_Required work_
List all lines of the data that include the string "this".

_Information given_
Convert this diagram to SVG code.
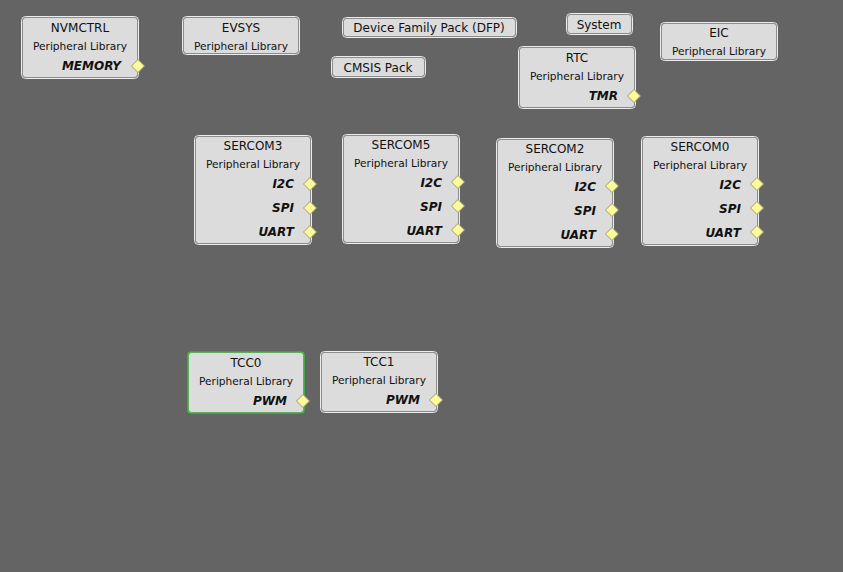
<svg xmlns="http://www.w3.org/2000/svg" width="843" height="572" viewBox="0 0 843 572">
<defs>
<style>
.o{fill:none;stroke:#ececec;stroke-width:1}
.b{fill:#dcdcdc;stroke:#8c8c8c;stroke-width:1}
.g{fill:none;stroke:#2fd12f;stroke-width:1.2}
.t{font-family:"DejaVu Sans",Verdana,sans-serif;font-size:12px;fill:#111;text-anchor:middle}
.s{font-family:"DejaVu Sans",Verdana,sans-serif;font-size:10.6px;fill:#111;text-anchor:middle}
.p{font-family:"DejaVu Sans",Verdana,sans-serif;font-size:12px;font-weight:bold;font-style:italic;fill:#111;text-anchor:end}
.d{fill:#fbfb9c;stroke:#9a9a70;stroke-width:1}
</style>
<path id="dm" d="M0,-6.5 L6.5,0 L0,6.5 L-6.5,0 Z"/>
</defs>
<rect width="843" height="572" fill="#646464"/>
<g id="connectors"></g>

<g id="nvmctrl">
<rect class="o" x="21.5" y="16.5" width="117" height="62" rx="4"/>
<rect class="b" x="22.5" y="17.5" width="115" height="60" rx="3"/>
<text class="t" x="80" y="32">NVMCTRL</text>
<text class="s" x="80" y="50">Peripheral Library</text>
<text class="p" x="121" y="70">MEMORY</text>
<use href="#dm" class="d" x="138" y="66"/>
</g>

<g id="evsys">
<rect class="o" x="182.5" y="16.5" width="117" height="38" rx="4"/>
<rect class="b" x="183.5" y="17.5" width="115" height="36" rx="3"/>
<text class="t" x="241" y="32">EVSYS</text>
<text class="s" x="241" y="50">Peripheral Library</text>
</g>

<g id="dfp">
<rect class="o" x="342.5" y="17.5" width="174" height="20" rx="4"/>
<rect class="b" x="343.5" y="18.5" width="172" height="18" rx="3"/>
<text class="t" x="429" y="32">Device Family Pack (DFP)</text>
</g>

<g id="cmsis">
<rect class="o" x="331.5" y="56.5" width="94" height="21" rx="4"/>
<rect class="b" x="332.5" y="57.5" width="92" height="19" rx="3"/>
<text class="t" x="378" y="72">CMSIS Pack</text>
</g>

<g id="system">
<rect class="o" x="566.5" y="13.5" width="66" height="21" rx="4"/>
<rect class="b" x="567.5" y="14.5" width="64" height="19" rx="3"/>
<text class="t" x="599" y="29">System</text>
</g>

<g id="rtc">
<rect class="o" x="518.5" y="46.5" width="117" height="62" rx="4"/>
<rect class="b" x="519.5" y="47.5" width="115" height="60" rx="3"/>
<text class="t" x="577" y="62">RTC</text>
<text class="s" x="577" y="80">Peripheral Library</text>
<text class="p" x="618" y="100">TMR</text>
<use href="#dm" class="d" x="634" y="96"/>
</g>

<g id="eic">
<rect class="o" x="660.5" y="22.5" width="117" height="38" rx="4"/>
<rect class="b" x="661.5" y="23.5" width="115" height="36" rx="3"/>
<text class="t" x="719" y="37">EIC</text>
<text class="s" x="719" y="55">Peripheral Library</text>
</g>

<g id="sercom3">
<rect class="o" x="194.5" y="135.5" width="117" height="109" rx="4"/>
<rect class="b" x="195.5" y="136.5" width="115" height="107" rx="3"/>
<text class="t" x="253" y="150">SERCOM3</text>
<text class="s" x="253" y="168">Peripheral Library</text>
<text class="p" x="294" y="188">I2C</text>
<text class="p" x="294" y="212">SPI</text>
<text class="p" x="294" y="236">UART</text>
<use href="#dm" class="d" x="310" y="184"/>
<use href="#dm" class="d" x="310" y="208"/>
<use href="#dm" class="d" x="310" y="232"/>
</g>

<g id="sercom5">
<rect class="o" x="342.5" y="134.5" width="117" height="109" rx="4"/>
<rect class="b" x="343.5" y="135.5" width="115" height="107" rx="3"/>
<text class="t" x="401" y="149">SERCOM5</text>
<text class="s" x="401" y="167">Peripheral Library</text>
<text class="p" x="442" y="187">I2C</text>
<text class="p" x="442" y="211">SPI</text>
<text class="p" x="442" y="235">UART</text>
<use href="#dm" class="d" x="458" y="182"/>
<use href="#dm" class="d" x="458" y="206"/>
<use href="#dm" class="d" x="458" y="230"/>
</g>

<g id="sercom2">
<rect class="o" x="496.5" y="138.5" width="117" height="109" rx="4"/>
<rect class="b" x="497.5" y="139.5" width="115" height="107" rx="3"/>
<text class="t" x="555" y="153">SERCOM2</text>
<text class="s" x="555" y="171">Peripheral Library</text>
<text class="p" x="596" y="191">I2C</text>
<text class="p" x="596" y="215">SPI</text>
<text class="p" x="596" y="239">UART</text>
<use href="#dm" class="d" x="612" y="186"/>
<use href="#dm" class="d" x="612" y="210"/>
<use href="#dm" class="d" x="612" y="234"/>
</g>

<g id="sercom0">
<rect class="o" x="641.5" y="136.5" width="117" height="109" rx="4"/>
<rect class="b" x="642.5" y="137.5" width="115" height="107" rx="3"/>
<text class="t" x="700" y="151">SERCOM0</text>
<text class="s" x="700" y="169">Peripheral Library</text>
<text class="p" x="741" y="189">I2C</text>
<text class="p" x="741" y="213">SPI</text>
<text class="p" x="741" y="237">UART</text>
<use href="#dm" class="d" x="757" y="184"/>
<use href="#dm" class="d" x="757" y="208"/>
<use href="#dm" class="d" x="757" y="232"/>
</g>

<g id="tcc0">
<rect class="b" x="188.5" y="352.5" width="115" height="60" rx="3"/>
<rect class="g" x="188" y="352" width="116" height="61" rx="3"/>
<text class="t" x="246" y="367">TCC0</text>
<text class="s" x="246" y="385">Peripheral Library</text>
<text class="p" x="287" y="405">PWM</text>
<use href="#dm" class="d" x="303" y="401"/>
</g>

<g id="tcc1">
<rect class="o" x="320.5" y="351.5" width="117" height="61" rx="4"/>
<rect class="b" x="321.5" y="352.5" width="115" height="59" rx="3"/>
<text class="t" x="379" y="366">TCC1</text>
<text class="s" x="379" y="384">Peripheral Library</text>
<text class="p" x="420" y="404">PWM</text>
<use href="#dm" class="d" x="436" y="400"/>
</g>
</svg>
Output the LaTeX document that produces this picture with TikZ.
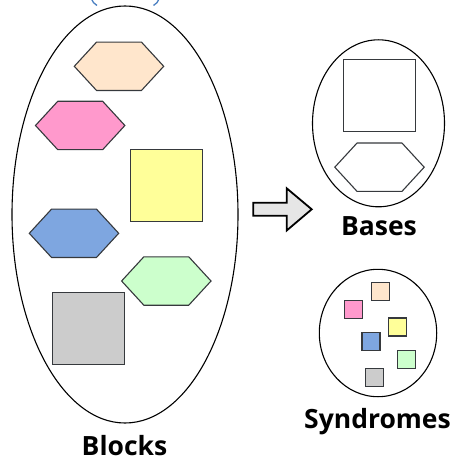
\documentclass[tikz,border=0pt]{standalone}
\usepackage{fontspec}
\setmainfont{Open Sans}
\usetikzlibrary{shapes.geometric}
\definecolor{edge}{HTML}{36393D}
\definecolor{cpeach}{HTML}{FFE6CC}
\definecolor{cpink}{HTML}{FF99CC}
\definecolor{cyellow}{HTML}{FFFF99}
\definecolor{cblue}{HTML}{7EA6E0}
\definecolor{cgreen}{HTML}{CCFFCC}
\definecolor{cgray}{HTML}{CCCCCC}
\definecolor{cparen}{HTML}{4A7FC1}
\definecolor{arrowfill}{HTML}{E6E6E6}
\tikzset{
  container/.style={ellipse, draw=black, line width=1.1pt, inner sep=0pt},
  bigsq/.style={rectangle, draw=edge, line width=1.1pt, minimum size=72pt, inner sep=0pt},
  smallsq/.style={rectangle, draw=edge, line width=1.1pt, minimum size=18pt, inner sep=0pt},
  hexbody/.style={rectangle, draw=none, minimum width=44.5pt, minimum height=48pt, inner sep=0pt},
  hexline/.style={draw=edge, line width=1.1pt, line join=miter},
  lbl/.style={font=\bfseries\fontsize{26.5}{30}\selectfont, anchor=base, inner sep=0pt}
}
% hexagon: name, x, y, fill
\newcommand{\hexa}[4]{%
  \node[hexbody] (#1) at (#2,#3) {};
  \path[hexline, fill=#4] (#1.north west) -- (#1.north east) -- ([xshift=22.25pt]#1.east)
     -- (#1.south east) -- (#1.south west) -- ([xshift=-22.25pt]#1.west) -- cycle;
}
\begin{document}
\begin{tikzpicture}[x=1pt,y=-1pt]
\useasboundingbox (0,0) rectangle (452,457);
% blue parenthesis remnants at the top
\draw[cparen, line width=1.3pt] (91.5,-1) .. controls (92.5,2) and (94,3.5) .. (97,5.5);
\draw[cparen, line width=1.3pt] (159,-1) .. controls (158,2) and (156.5,3.5) .. (153.5,5.5);

% Blocks
\node[container, minimum width=226pt, minimum height=417pt] (blocks) at (125,214.5) {};
\hexa{hpeach}{119}{66.3}{cpeach}
\hexa{hpink}{80.2}{125.5}{cpink}
\node[bigsq, fill=cyellow] (syellow) at (166.3,185.5) {};
\hexa{hblue}{74}{233.3}{cblue}
\hexa{hgreen}{166.3}{281}{cgreen}
\node[bigsq, fill=cgray] (sgray) at (88.8,328.8) {};
\node[lbl] (tblocks) at (124.5,455) {Blocks};

% arrow
\coordinate (arr) at (253.3,209.3);
\draw[line width=1.8pt, fill=arrowfill, line join=miter]
  (arr) ++(0,-6.5) -- ++(33.4,0) -- ++(0,-14.5) -- (311.7,209.3) -- (286.7,230.5)
  -- ++(0,-14.7) -- ++(-33.4,0) -- cycle;

% Bases
\node[container, minimum width=132pt, minimum height=167pt] (bases) at (378.5,123.3) {};
\node[bigsq, fill=white] (bsq) at (379.2,95.2) {};
\hexa{bhex}{379.5}{167.2}{white}
\node[lbl] (tbases) at (379,235) {Bases};

% Syndromes
\node[container, minimum width=117.4pt, minimum height=127.4pt] (synd) at (378,333) {};
\node[smallsq, fill=cpink] (qpink) at (353.3,309.2) {};
\node[smallsq, fill=cpeach] (qpeach) at (380.2,291.3) {};
\node[smallsq, fill=cyellow] (qyellow) at (397.8,327) {};
\node[smallsq, fill=cblue] (qblue) at (371,341.8) {};
\node[smallsq, fill=cgreen] (qgreen) at (406.8,359.7) {};
\node[smallsq, fill=cgray] (qgray) at (374.2,377.8) {};
\node[lbl] (tsynd) at (377.5,428.3) {Syndromes};
\end{tikzpicture}
\end{document}
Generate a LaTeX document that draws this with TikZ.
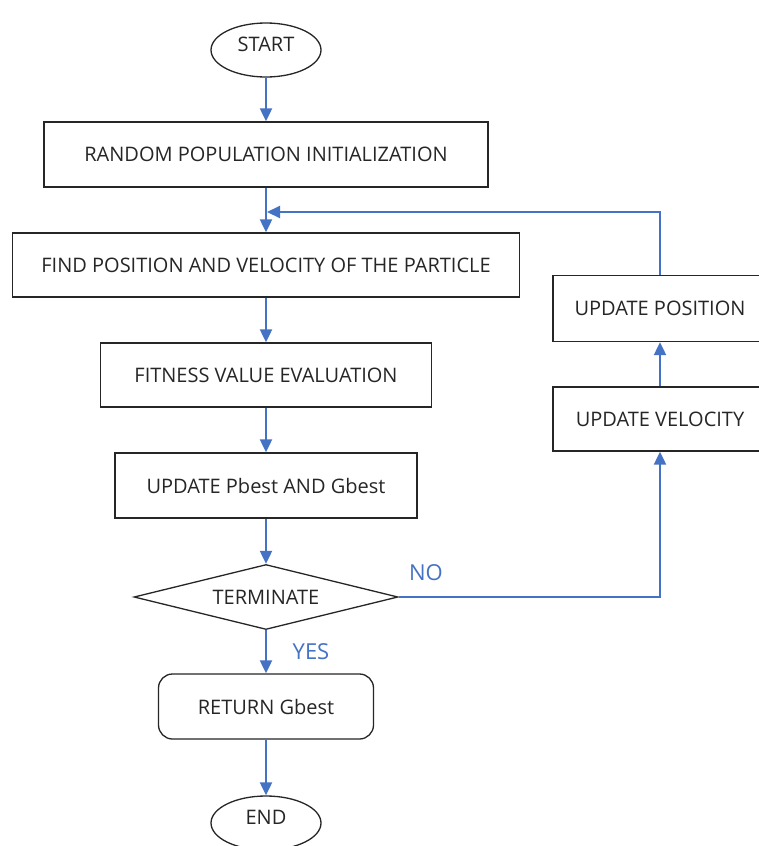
\documentclass[tikz,border=0pt]{standalone}
\usepackage{fontspec}
\setmainfont{Open Sans}
\usetikzlibrary{shapes.geometric,arrows.meta}
\definecolor{flowblue}{HTML}{4472C4}
\definecolor{edge}{HTML}{262626}
\tikzset{
  labelfont/.style={font=\fontsize{20}{24}\selectfont, text=edge},
  box/.style={draw=edge, line width=1.3pt, rectangle, minimum height=65pt,
    labelfont, inner sep=0pt},
  roundbox/.style={box, rounded corners=14pt},
  oval/.style={draw=edge, line width=1.3pt, ellipse, minimum width=110pt,
    minimum height=54pt, inner sep=0pt},
  decision/.style={draw=edge, line width=1.3pt, diamond, aspect=4.06,
    minimum width=264pt, minimum height=65pt, inner sep=0pt, labelfont},
  flow/.style={draw=flowblue, line width=2pt,
    -{Triangle[width=12pt,length=13pt]}},
  branch/.style={text=flowblue, font=\fontsize{22}{26}\selectfont}
}
\begin{document}
\begin{tikzpicture}[x=1pt,y=1pt]
  \useasboundingbox (0,0) rectangle (758,-846);
  \fill[white] (0,0) rectangle (758,-846);

  % main column
  \node[oval] (start) at (266,-50) {};
  \node[labelfont] (starttxt) at (266,-44) {START};
  \node[box, minimum width=444pt] (init) at (266,-154.5) {RANDOM POPULATION INITIALIZATION};
  \node[box, minimum width=507pt, minimum height=64pt] (find) at (266,-265) {FIND POSITION AND VELOCITY OF THE PARTICLE};
  \node[box, minimum width=331pt, minimum height=64pt] (fit) at (266,-375) {FITNESS VALUE EVALUATION};
  \node[box, minimum width=302pt] (best) at (266,-485.5) {UPDATE Pbest AND Gbest};
  \node[decision] (term) at (266,-597) {TERMINATE};
  \node[roundbox, minimum width=215pt] (ret) at (266,-706.5) {RETURN Gbest};
  \node[oval] (end) at (266,-823) {};
  \node[labelfont] (endtxt) at (266,-817) {END};

  % update column
  \node[box, minimum width=214pt, minimum height=66pt] (pos) at (660,-308.5) {UPDATE POSITION};
  \node[box, minimum width=214pt, minimum height=64pt] (vel) at (660,-419) {UPDATE VELOCITY};

  % branch labels
  \node[branch] (no) at (426,-573) {NO};
  \node[branch] (yes) at (311,-652) {YES};

  % connectors
  \draw[flow] (start.south) -- (init.north);
  \draw[flow] (init.south) -- (find.north);
  \draw[flow] (find.south) -- (fit.north);
  \draw[flow] (fit.south) -- (best.north);
  \draw[flow] (best.south) -- (term.north);
  \draw[flow] (term.south) -- (ret.north);
  \draw[flow] (ret.south) -- (end.north);

  \coordinate (corner) at (vel.south |- term.east);
  \draw[flow] (term.east) -- (corner) -- (vel.south);
  \draw[flow] (vel.north) -- (pos.south);

  \coordinate (loopturn) at (660,-212);
  \coordinate (loopend) at (267,-212);
  \draw[flow] (pos.north) -- (loopturn) -- (loopend);
\end{tikzpicture}
\end{document}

_Task output_
Convert this diagram to SVG code.
Output the LaTeX document that produces this picture with TikZ.
Generate a LaTeX document that draws this with TikZ.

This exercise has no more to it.